Someday, I’ll be his wife
And then we’ll live the wiener life
Hot dog! I love the wiener man!
• We get another reference to “Yards of Leather.”
• One of the waitresses on the moon base is played Carol Cleveland, who, that same year, began making regular appearances on a little TV show called “Monty Python’s Flying Circus.”
• The down side of the higher resolution you get with a DVD is you can see little things you might have missed. Example: At the end of segment three you can the string attaching the bottle to the glass. If one carefully pours down the wire, you can’t see it, but Joel isn’t quite that careful.
• Toward the end of the show, they come back from commercial and only Joel and Crow can be seen in the theater. After a few moments, Tom Servo pops up from the last seat on the left and heads over to his seat, saying: “Got my gum back.” Did he leave it there at the end of the last theater segment?
• Gypsy’s light is on at last! She again answers “Richard Basehart” when asked a question, and is again rewarded for it.
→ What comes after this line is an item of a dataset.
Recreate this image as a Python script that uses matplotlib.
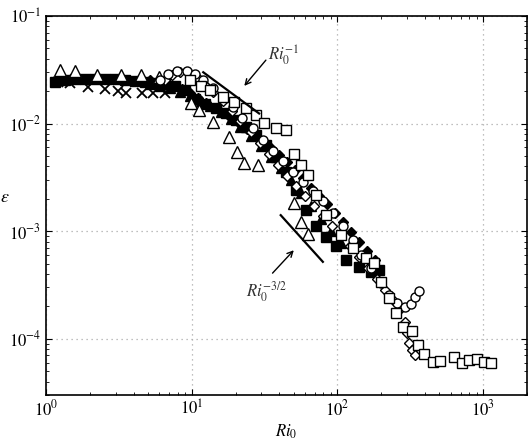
import numpy as np
import matplotlib
matplotlib.use('Agg')
import matplotlib.pyplot as plt

plt.rcParams['font.family'] = ['STIXGeneral', 'DejaVu Serif']
plt.rcParams['mathtext.fontset'] = 'stix'

# open triangles
tri_x = [1.25, 1.58, 2.24, 3.28, 4.5, 6.0, 9.95, 11.3, 13.9, 17.9, 20.3, 23.0, 28.3, 50.1, 56.0, 62.5]
tri_y = [0.0315, 0.0308, 0.0283, 0.0283, 0.028, 0.027, 0.0155, 0.0134, 0.0103, 0.0075, 0.0054, 0.0043, 0.0041, 0.00182, 0.00121, 0.00094]

# crosses
crs_x = [1.21, 1.46, 1.95, 2.55, 3.13, 3.55, 4.58, 5.45, 6.59]
crs_y = [0.0243, 0.0238, 0.0219, 0.0209, 0.020, 0.0192, 0.0192, 0.0192, 0.0192]

# filled squares
fsq_x = [1.15, 1.35, 1.58, 1.86, 2.17, 2.55, 2.98, 3.50, 4.10, 4.80, 5.62, 6.59, 7.72, 9.05,
         10.6, 12.4, 14.6, 17.1, 20.0, 23.4, 27.4, 32.2, 37.7, 44.2, 51.7, 60.6, 71.0, 83.2,
         97.5, 114, 140, 170, 193]
fsq_y = [0.0243, 0.0254, 0.0259, 0.0259, 0.0259, 0.0259, 0.0259, 0.0254, 0.0248, 0.0243, 0.0238,
         0.0233, 0.0223, 0.0205, 0.0169, 0.0152, 0.0139, 0.0125, 0.0108, 0.00928, 0.00782, 0.0063,
         0.00488, 0.00354, 0.0024, 0.00157, 0.00111, 0.00088, 0.000725, 0.000537, 0.000462,
         0.000416, 0.000434]

# filled triangles
ftr_x = [5.20, 6.09, 7.13, 8.36, 9.80, 11.5, 13.4, 15.8, 18.5, 21.6, 25.4, 29.7, 34.8, 40.8,
         47.8, 56.0, 65.6, 76.9, 90.1, 105]
ftr_y = [0.0233, 0.0223, 0.0214, 0.0196, 0.018, 0.0162, 0.0146, 0.0128, 0.011, 0.00928, 0.00765,
         0.00618, 0.00488, 0.00386, 0.00298, 0.00226, 0.00171, 0.00129, 0.001, 0.000773]

# filled diamonds
fdi_x = [5.20, 5.90, 6.70, 7.60, 8.63, 9.80, 11.1, 12.6, 14.3, 16.3, 18.5, 21.0, 23.8, 27.0,
         30.7, 34.8, 39.5, 44.9, 50.9, 57.8, 65.6, 74.5, 84.5, 95.9, 109, 124, 140, 159, 181]
fdi_y = [0.0254, 0.0243, 0.0233, 0.0223, 0.0209, 0.0192, 0.0173, 0.0155, 0.0139, 0.0125,
         0.01125, 0.0101, 0.00889, 0.00782, 0.00688, 0.00592, 0.00509, 0.00438, 0.00369,
         0.00311, 0.00251, 0.00212, 0.00178, 0.00147, 0.00121, 0.00098, 0.00079, 0.000652,
         0.000537]

# open circles
cir_x = [6.09, 6.91, 7.97, 9.34, 10.6, 12.0, 13.9, 16.3, 19.1, 22.3, 26.2, 30.7, 35.9, 42.1,
         49.3, 57.8, 67.7, 79.4, 93.0, 109, 128, 145, 170, 199, 226, 256, 291, 320, 341, 363]
cir_y = [0.0254, 0.0288, 0.0308, 0.0308, 0.0288, 0.0254, 0.0214, 0.0177, 0.0142, 0.01125,
         0.00908, 0.00703, 0.00555, 0.00448, 0.00354, 0.00286, 0.00236, 0.0019, 0.00147, 0.00111,
         0.000825, 0.000598, 0.000453, 0.000328, 0.000254, 0.000214, 0.000196, 0.000209,
         0.000243, 0.000277]

# open diamonds
dia_x = [6.59, 7.36, 8.36, 9.49, 10.8, 12.2, 14.1, 16.3, 18.8, 21.6, 25.4, 29.2, 33.7, 38.9,
         44.9, 51.7, 59.7, 68.8, 79.4, 91.5, 105, 122, 140, 162, 187, 212, 241, 265, 291, 301,
         310, 325, 341]
dia_y = [0.0254, 0.0283, 0.0301, 0.0301, 0.0271, 0.0233, 0.0196, 0.0162, 0.0131, 0.01055,
         0.00833, 0.00659, 0.0052, 0.00411, 0.00325, 0.00262, 0.00212, 0.00171, 0.00138,
         0.00111, 0.000898, 0.000725, 0.000573, 0.000453, 0.000357, 0.000282, 0.000228,
         0.000184, 0.000142, 0.000112, 9.08e-5, 7.82e-5, 7.03e-5]

# open squares
sq_x = [9.80, 11.5, 13.4, 16.3, 19.4, 23.4, 27.4, 31.1, 37.7, 44.2, 50.1, 56.0, 62.5, 71.0,
        83.2, 105, 128, 157, 178, 199, 226, 252, 282, 325, 357, 394, 454, 507, 633, 718, 802,
        910, 1018, 1137]
sq_y = [0.0254, 0.0223, 0.0205, 0.0177, 0.0158, 0.0139, 0.012, 0.0101, 0.00908, 0.00871,
        0.0052, 0.00411, 0.00332, 0.00216, 0.00141, 0.000918, 0.000695, 0.000561, 0.000504,
        0.000336, 0.000238, 0.000173, 0.000128, 0.000117, 8.7e-5, 7.18e-5, 6.04e-5, 6.18e-5,
        6.73e-5, 5.92e-5, 6.31e-5, 6.44e-5, 6.04e-5, 5.92e-5]

fig = plt.figure(figsize=(5.31, 4.42), dpi=100)
ax = fig.add_axes([0.0866, 0.1063, 0.906, 0.8575])

ax.plot(fsq_x, fsq_y, 's', ms=6.5, mfc='black', mec='black', mew=1)
ax.plot(ftr_x, ftr_y, '^', ms=6.5, mfc='black', mec='black', mew=1)
ax.plot(fdi_x, fdi_y, 'D', ms=5.5, mfc='black', mec='black', mew=1)
ax.plot(crs_x, crs_y, 'x', ms=7.5, mec='black', mew=1.3)
ax.plot(tri_x, tri_y, '^', ms=8, mfc='white', mec='black', mew=1)
ax.plot(dia_x, dia_y, 'D', ms=5.5, mfc='white', mec='black', mew=1)
ax.plot(cir_x, cir_y, 'o', ms=6.5, mfc='white', mec='black', mew=1)
ax.plot(sq_x, sq_y, 's', ms=6.5, mfc='white', mec='black', mew=1)

# power-law reference lines
l1 = np.array([12.0, 29.0])
ax.plot(l1, 0.36 / l1, 'k-', lw=1.6)
l2 = np.array([40.8, 79.4])
ax.plot(l2, 0.367 / l2**1.5, 'k-', lw=1.6)

ax.annotate('', xy=(22.3, 0.0214), xytext=(33.2, 0.0407),
            arrowprops=dict(arrowstyle='->', color='black', lw=1))
ax.text(33.5, 0.0435, r'$Ri_0^{-1}$', fontsize=12, ha='left', va='center', color='#333333')
ax.annotate('', xy=(51.7, 0.000695), xytext=(34.8, 0.00039),
            arrowprops=dict(arrowstyle='->', color='black', lw=1))
ax.text(32.7, 0.000275, r'$Ri_0^{-3/2}$', fontsize=12, ha='center', va='center', color='#333333')

ax.set_xscale('log')
ax.set_yscale('log')
ax.set_xlim(1, 2000)
ax.set_ylim(3e-5, 1e-1)
ax.grid(True, which='major', linestyle=(0, (1, 3)), color='#aaaaaa', lw=0.9)
ax.tick_params(which='both', direction='in', top=True, right=True, labelsize=12)
ax.tick_params(which='major', length=4)
ax.tick_params(which='minor', length=2)
for s in ax.spines.values():
    s.set_linewidth(1.2)

ax.set_xlabel(r'$Ri_0$', fontsize=12, labelpad=2)
ax.set_ylabel(r'$\varepsilon$', fontsize=13, rotation=0)
ax.yaxis.set_label_coords(-0.085, 0.5)

fig.savefig('out.png', dpi=100)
• Suggested stinger: Any portion of the floor show.
• Cast and crew roundup: art director Scott MacGregor also worked on “Fire Maidens of Outer Space” and “Million Eyes of Su-Muru.” In front of the camera, Catherine Von Schell was also in “Cosmic Princess.” Sam Kydd was also in “The Projected Man.” Michael Ripper was also in “The Deadly Bees.” Warren Mitchell was also in “The Crawling Eye.”
• CreditsWatch: additional production assistants were, again, Melanie Hartley and Neil Brede. The additional production staff was, again, Jim Erickson.
• Fave riff: “Fourth floor: Tyrannical tycoons, loose women.” Honorable mention: “In space, no one can art direct.”